> [Problem requirements]: Give the material again in full, matching it exactly.

> [Data]:
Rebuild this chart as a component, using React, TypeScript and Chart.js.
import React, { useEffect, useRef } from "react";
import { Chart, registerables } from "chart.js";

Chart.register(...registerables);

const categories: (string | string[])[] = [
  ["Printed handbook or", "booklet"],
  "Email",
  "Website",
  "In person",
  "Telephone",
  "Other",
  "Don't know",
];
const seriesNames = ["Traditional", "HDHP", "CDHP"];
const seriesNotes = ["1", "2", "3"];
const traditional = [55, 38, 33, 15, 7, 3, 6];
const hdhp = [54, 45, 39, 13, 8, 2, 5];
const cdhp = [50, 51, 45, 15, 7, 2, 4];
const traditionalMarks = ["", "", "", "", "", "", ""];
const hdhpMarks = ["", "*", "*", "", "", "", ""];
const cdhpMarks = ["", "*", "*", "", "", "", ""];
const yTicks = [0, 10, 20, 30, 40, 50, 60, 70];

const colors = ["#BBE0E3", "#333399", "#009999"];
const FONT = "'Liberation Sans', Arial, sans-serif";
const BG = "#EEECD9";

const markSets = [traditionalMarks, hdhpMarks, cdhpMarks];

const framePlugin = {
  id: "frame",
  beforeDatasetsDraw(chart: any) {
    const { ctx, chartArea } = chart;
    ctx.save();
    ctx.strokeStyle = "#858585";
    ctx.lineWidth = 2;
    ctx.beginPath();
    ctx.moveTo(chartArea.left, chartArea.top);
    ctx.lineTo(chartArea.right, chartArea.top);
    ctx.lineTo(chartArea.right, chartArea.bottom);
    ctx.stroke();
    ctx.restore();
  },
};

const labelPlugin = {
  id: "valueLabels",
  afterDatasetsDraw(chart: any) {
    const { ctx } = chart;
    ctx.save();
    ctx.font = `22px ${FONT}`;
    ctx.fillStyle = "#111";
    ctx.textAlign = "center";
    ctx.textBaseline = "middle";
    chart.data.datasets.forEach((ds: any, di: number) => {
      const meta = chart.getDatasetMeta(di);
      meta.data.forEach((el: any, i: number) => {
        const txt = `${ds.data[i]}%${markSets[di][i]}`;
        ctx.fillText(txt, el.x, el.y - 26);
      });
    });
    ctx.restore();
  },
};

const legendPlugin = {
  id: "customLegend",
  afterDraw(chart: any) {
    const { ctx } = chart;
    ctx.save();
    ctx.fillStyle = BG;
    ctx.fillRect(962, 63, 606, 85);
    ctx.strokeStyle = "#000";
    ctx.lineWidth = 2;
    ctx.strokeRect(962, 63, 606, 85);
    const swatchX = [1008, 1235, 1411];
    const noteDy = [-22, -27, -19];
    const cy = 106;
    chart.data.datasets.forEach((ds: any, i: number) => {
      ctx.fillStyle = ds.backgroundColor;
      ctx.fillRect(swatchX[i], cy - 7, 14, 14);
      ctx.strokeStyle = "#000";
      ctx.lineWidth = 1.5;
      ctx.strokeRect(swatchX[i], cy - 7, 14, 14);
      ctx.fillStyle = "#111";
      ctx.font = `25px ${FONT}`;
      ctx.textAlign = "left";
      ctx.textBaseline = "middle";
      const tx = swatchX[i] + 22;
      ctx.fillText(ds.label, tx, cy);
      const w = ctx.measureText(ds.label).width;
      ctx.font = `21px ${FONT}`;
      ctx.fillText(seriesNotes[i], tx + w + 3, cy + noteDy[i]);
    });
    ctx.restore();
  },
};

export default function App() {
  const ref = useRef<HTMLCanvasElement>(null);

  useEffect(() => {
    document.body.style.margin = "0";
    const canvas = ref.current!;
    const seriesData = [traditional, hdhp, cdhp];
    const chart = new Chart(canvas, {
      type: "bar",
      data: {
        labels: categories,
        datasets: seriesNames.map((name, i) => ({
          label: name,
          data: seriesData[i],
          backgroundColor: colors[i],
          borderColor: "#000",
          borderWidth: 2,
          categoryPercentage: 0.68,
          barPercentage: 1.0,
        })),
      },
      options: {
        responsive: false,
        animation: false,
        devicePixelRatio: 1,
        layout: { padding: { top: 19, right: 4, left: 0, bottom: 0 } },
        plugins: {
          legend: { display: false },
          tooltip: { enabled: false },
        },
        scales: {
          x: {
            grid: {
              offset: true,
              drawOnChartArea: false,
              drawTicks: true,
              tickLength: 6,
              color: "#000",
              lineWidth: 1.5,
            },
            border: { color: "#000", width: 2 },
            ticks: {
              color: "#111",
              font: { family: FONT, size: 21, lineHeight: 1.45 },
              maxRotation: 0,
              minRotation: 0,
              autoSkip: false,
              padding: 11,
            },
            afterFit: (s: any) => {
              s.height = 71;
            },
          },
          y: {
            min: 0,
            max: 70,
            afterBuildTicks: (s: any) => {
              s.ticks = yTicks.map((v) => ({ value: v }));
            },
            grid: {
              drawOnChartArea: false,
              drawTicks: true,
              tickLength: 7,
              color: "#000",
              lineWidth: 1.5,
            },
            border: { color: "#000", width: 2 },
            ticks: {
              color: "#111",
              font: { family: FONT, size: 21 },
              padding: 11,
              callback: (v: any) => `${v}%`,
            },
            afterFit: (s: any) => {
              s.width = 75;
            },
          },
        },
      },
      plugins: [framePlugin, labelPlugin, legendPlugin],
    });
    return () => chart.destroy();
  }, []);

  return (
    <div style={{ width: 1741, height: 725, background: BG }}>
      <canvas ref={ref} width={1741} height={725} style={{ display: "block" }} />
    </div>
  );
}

> [Response]:
Rebuild this chart as a component, using React, TypeScript and Chart.js.
import React, { useEffect, useRef } from "react";
import { Chart, registerables } from "chart.js";

Chart.register(...registerables);

const categories: (string | string[])[] = [
  ["Printed handbook or", "booklet"],
  "Email",
  "Website",
  "In person",
  "Telephone",
  "Other",
  "Don't know",
];
const seriesNames = ["Traditional", "HDHP", "CDHP"];
const seriesNotes = ["1", "2", "3"];
const traditional = [55, 38, 33, 15, 7, 3, 6];
const hdhp = [54, 45, 39, 13, 8, 2, 5];
const cdhp = [50, 51, 45, 15, 7, 2, 4];
const traditionalMarks = ["", "", "", "", "", "", ""];
const hdhpMarks = ["", "*", "*", "", "", "", ""];
const cdhpMarks = ["", "*", "*", "", "", "", ""];
const yTicks = [0, 10, 20, 30, 40, 50, 60, 70];

const colors = ["#BBE0E3", "#333399", "#009999"];
const FONT = "'Liberation Sans', Arial, sans-serif";
const BG = "#EEECD9";

const markSets = [traditionalMarks, hdhpMarks, cdhpMarks];

const framePlugin = {
  id: "frame",
  beforeDatasetsDraw(chart: any) {
    const { ctx, chartArea } = chart;
    ctx.save();
    ctx.strokeStyle = "#858585";
    ctx.lineWidth = 2;
    ctx.beginPath();
    ctx.moveTo(chartArea.left, chartArea.top);
    ctx.lineTo(chartArea.right, chartArea.top);
    ctx.lineTo(chartArea.right, chartArea.bottom);
    ctx.stroke();
    ctx.restore();
  },
};

const labelPlugin = {
  id: "valueLabels",
  afterDatasetsDraw(chart: any) {
    const { ctx } = chart;
    ctx.save();
    ctx.font = `22px ${FONT}`;
    ctx.fillStyle = "#111";
    ctx.textAlign = "center";
    ctx.textBaseline = "middle";
    chart.data.datasets.forEach((ds: any, di: number) => {
      const meta = chart.getDatasetMeta(di);
      meta.data.forEach((el: any, i: number) => {
        const txt = `${ds.data[i]}%${markSets[di][i]}`;
        ctx.fillText(txt, el.x, el.y - 26);
      });
    });
    ctx.restore();
  },
};

const legendPlugin = {
  id: "customLegend",
  afterDraw(chart: any) {
    const { ctx } = chart;
    ctx.save();
    ctx.fillStyle = BG;
    ctx.fillRect(962, 63, 606, 85);
    ctx.strokeStyle = "#000";
    ctx.lineWidth = 2;
    ctx.strokeRect(962, 63, 606, 85);
    const swatchX = [1008, 1235, 1411];
    const noteDy = [-22, -27, -19];
    const cy = 106;
    chart.data.datasets.forEach((ds: any, i: number) => {
      ctx.fillStyle = ds.backgroundColor;
      ctx.fillRect(swatchX[i], cy - 7, 14, 14);
      ctx.strokeStyle = "#000";
      ctx.lineWidth = 1.5;
      ctx.strokeRect(swatchX[i], cy - 7, 14, 14);
      ctx.fillStyle = "#111";
      ctx.font = `25px ${FONT}`;
      ctx.textAlign = "left";
      ctx.textBaseline = "middle";
      const tx = swatchX[i] + 22;
      ctx.fillText(ds.label, tx, cy);
      const w = ctx.measureText(ds.label).width;
      ctx.font = `21px ${FONT}`;
      ctx.fillText(seriesNotes[i], tx + w + 3, cy + noteDy[i]);
    });
    ctx.restore();
  },
};

export default function App() {
  const ref = useRef<HTMLCanvasElement>(null);

  useEffect(() => {
    document.body.style.margin = "0";
    const canvas = ref.current!;
    const seriesData = [traditional, hdhp, cdhp];
    const chart = new Chart(canvas, {
      type: "bar",
      data: {
        labels: categories,
        datasets: seriesNames.map((name, i) => ({
          label: name,
          data: seriesData[i],
          backgroundColor: colors[i],
          borderColor: "#000",
          borderWidth: 2,
          categoryPercentage: 0.68,
          barPercentage: 1.0,
        })),
      },
      options: {
        responsive: false,
        animation: false,
        devicePixelRatio: 1,
        layout: { padding: { top: 19, right: 4, left: 0, bottom: 0 } },
        plugins: {
          legend: { display: false },
          tooltip: { enabled: false },
        },
        scales: {
          x: {
            grid: {
              offset: true,
              drawOnChartArea: false,
              drawTicks: true,
              tickLength: 6,
              color: "#000",
              lineWidth: 1.5,
            },
            border: { color: "#000", width: 2 },
            ticks: {
              color: "#111",
              font: { family: FONT, size: 21, lineHeight: 1.45 },
              maxRotation: 0,
              minRotation: 0,
              autoSkip: false,
              padding: 11,
            },
            afterFit: (s: any) => {
              s.height = 71;
            },
          },
          y: {
            min: 0,
            max: 70,
            afterBuildTicks: (s: any) => {
              s.ticks = yTicks.map((v) => ({ value: v }));
            },
            grid: {
              drawOnChartArea: false,
              drawTicks: true,
              tickLength: 7,
              color: "#000",
              lineWidth: 1.5,
            },
            border: { color: "#000", width: 2 },
            ticks: {
              color: "#111",
              font: { family: FONT, size: 21 },
              padding: 11,
              callback: (v: any) => `${v}%`,
            },
            afterFit: (s: any) => {
              s.width = 75;
            },
          },
        },
      },
      plugins: [framePlugin, labelPlugin, legendPlugin],
    });
    return () => chart.destroy();
  }, []);

  return (
    <div style={{ width: 1741, height: 725, background: BG }}>
      <canvas ref={ref} width={1741} height={725} style={{ display: "block" }} />
    </div>
  );
}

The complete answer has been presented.